Remarks by Tim Carter

Photo by Rex Morningstar

Good afternoon. My name is Tim Carter. My son Malcolm, my sister Terry, my wife Gloria, my niece Kaywana, Chae-ok my nephew, Lew Jones my brother-in-law are some of the family that I lost in Jonestown. Malcolm is buried here –­ he was one of the babies – but our family chose to have Terry buried here because Peoples Temple was her family. Not only would she want to be buried with Chae-ok, she would want to be buried with her brothers and sisters that died in Jonestown. That’s what these two roses are for. I am so glad that finally there is a place that has the respect that the people who perished in Jonestown deserve. My intentionality for this place is that it be a place of healing, a place of understanding, a place of compassion, and that the wounds that still exist in all of our hearts in whatever way, both those that are here and those that are not here, that the energy be directed to them for healing for all.
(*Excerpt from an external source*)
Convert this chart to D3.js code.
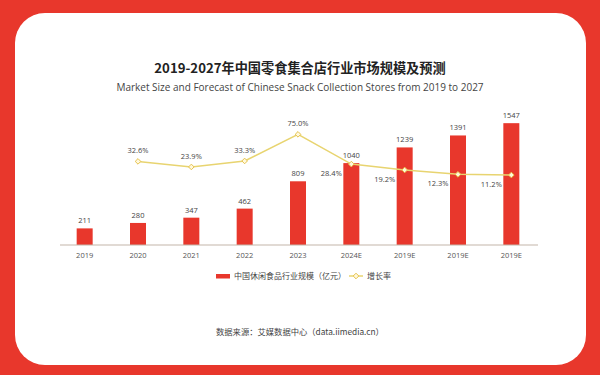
<!DOCTYPE html>
<html>
<head>
<meta charset="utf-8">
<script src="https://cdn.jsdelivr.net/npm/d3@7"></script>
<style>
  body { margin: 0; background: #e8372c; }
  svg { display: block; }
</style>
</head>
<body>
<div id="chart"></div>
<script>
// chart data
const years = ["2019", "2020", "2021", "2022", "2023", "2024E", "2019E", "2019E", "2019E"];
const marketSize = [211, 280, 347, 462, 809, 1040, 1239, 1391, 1547];
const growthRate = [null, 32.6, 23.9, 33.3, 75.0, 28.4, 19.2, 12.3, 11.2];

const title = "2019-2027年中国零食集合店行业市场规模及预测";
const subtitle = "Market Size and Forecast of Chinese Snack Collection Stores from 2019 to 2027";
const legendLabels = ["中国休闲食品行业规模（亿元）", "增长率"];
const source = "数据来源：艾媒数据中心（data.iimedia.cn）";

const width = 600, height = 375;
const red = "#e8372c", gold = "#e8d470";
const cjk = "'Noto Sans CJK SC', 'Noto Sans', sans-serif";

const svg = d3.select("#chart").append("svg")
    .attr("width", width)
    .attr("height", height);

// red frame + white card
svg.append("rect").attr("width", width).attr("height", height).attr("fill", red);
svg.append("rect")
    .attr("x", 15).attr("y", 13)
    .attr("width", 571).attr("height", 352)
    .attr("rx", 30)
    .attr("fill", "#fff");

svg.append("text")
    .attr("x", 300).attr("y", 73)
    .attr("text-anchor", "middle")
    .attr("font-family", cjk)
    .attr("font-weight", "bold")
    .attr("font-size", 13.2)
    .attr("fill", "#222")
    .text(title);

svg.append("text")
    .attr("x", 300).attr("y", 91)
    .attr("text-anchor", "middle")
    .attr("font-family", "'Open Sans', sans-serif")
    .attr("font-size", 10)
    .attr("fill", "#444")
    .text(subtitle);

const x = d3.scaleBand()
    .domain(d3.range(years.length))
    .range([58, 538])
    .paddingInner(0.7)
    .paddingOuter(0.35);

const y = d3.scaleLinear().domain([0, 1600]).range([245, 119]);
const y2 = d3.scaleLinear().domain([0, 100]).range([182.2, 118.4]);

// bars
svg.append("g").selectAll("rect")
    .data(marketSize)
    .join("rect")
    .attr("x", (d, i) => x(i))
    .attr("y", d => y(d))
    .attr("width", x.bandwidth())
    .attr("height", d => y(0) - y(d))
    .attr("fill", red);

svg.append("g").selectAll("text")
    .data(marketSize)
    .join("text")
    .attr("x", (d, i) => x(i) + x.bandwidth() / 2)
    .attr("y", d => y(d) - 5)
    .attr("text-anchor", "middle")
    .attr("font-family", "'Open Sans', sans-serif")
    .attr("font-size", 7.5)
    .attr("fill", "#444")
    .text(d => d);

// x axis
const xAxis = svg.append("g")
    .attr("transform", `translate(0,${y(0)})`)
    .call(d3.axisBottom(x).tickSize(0).tickPadding(8).tickFormat(i => years[i]));
xAxis.select(".domain").attr("stroke", "#c4b6aa").attr("stroke-width", 1.2).attr("d", "M60,0H538");
xAxis.selectAll("text")
    .attr("font-family", "'Open Sans', sans-serif")
    .attr("font-size", 7.5)
    .attr("fill", "#555");

// growth line
const pts = growthRate.map((v, i) => ({ v, i })).filter(d => d.v != null);
const line = d3.line()
    .x(d => x(d.i) + x.bandwidth() / 2)
    .y(d => y2(d.v));

svg.append("path")
    .datum(pts)
    .attr("d", line)
    .attr("fill", "none")
    .attr("stroke", gold)
    .attr("stroke-width", 1.5);

svg.append("g").selectAll("path")
    .data(pts)
    .join("path")
    .attr("d", d3.symbol(d3.symbolDiamond2, 20))
    .attr("transform", d => `translate(${x(d.i) + x.bandwidth() / 2},${y2(d.v)})`)
    .attr("fill", "#fff8dc")
    .attr("stroke", "#e6c24c")
    .attr("stroke-width", 1);

svg.append("g").selectAll("text")
    .data(pts)
    .join("text")
    .attr("x", d => x(d.i) + x.bandwidth() / 2 + (d.i >= 5 ? -20 : 0))
    .attr("y", d => y2(d.v) + (d.i >= 5 ? 12 : -8))
    .attr("text-anchor", "middle")
    .attr("font-family", "'Open Sans', sans-serif")
    .attr("font-size", 7.5)
    .attr("fill", "#444")
    .text(d => d.v.toFixed(1) + "%");

// legend
const legend = svg.append("g").attr("font-family", cjk).attr("font-size", 8).attr("fill", "#444");
legend.append("rect").attr("x", 216).attr("y", 274).attr("width", 14).attr("height", 4.5).attr("fill", red);
legend.append("text").attr("x", 234).attr("y", 279).text(legendLabels[0]);
legend.append("line").attr("x1", 349).attr("x2", 363).attr("y1", 276).attr("y2", 276)
    .attr("stroke", gold).attr("stroke-width", 1.5);
legend.append("path").attr("d", d3.symbol(d3.symbolDiamond2, 20))
    .attr("transform", "translate(356,276)")
    .attr("fill", "#fff8dc").attr("stroke", "#e6c24c");
legend.append("text").attr("x", 367).attr("y", 279).text(legendLabels[1]);

svg.append("text")
    .attr("x", 216).attr("y", 335)
    .attr("font-family", cjk)
    .attr("font-size", 8.3)
    .attr("fill", "#444")
    .text(source);
</script>
</body>
</html>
It’s been 32 years, and I’m sure, as those of us who survived know – for those who haven’t survived, I’m sure you’ve felt – it still hurts. It still hurts. To me, the greatest tragedy of Jonestown is that most people have no idea how great a tragedy it was, because they didn’t know the people. Malcolm, I love you and miss you. Gloria, I love you and miss you. Terry, I love you and miss you. To all good people who perished there, I love you and miss you. And to all my brothers and sisters here, I love you, and I’m glad I don’t have to say I miss you. Thank you.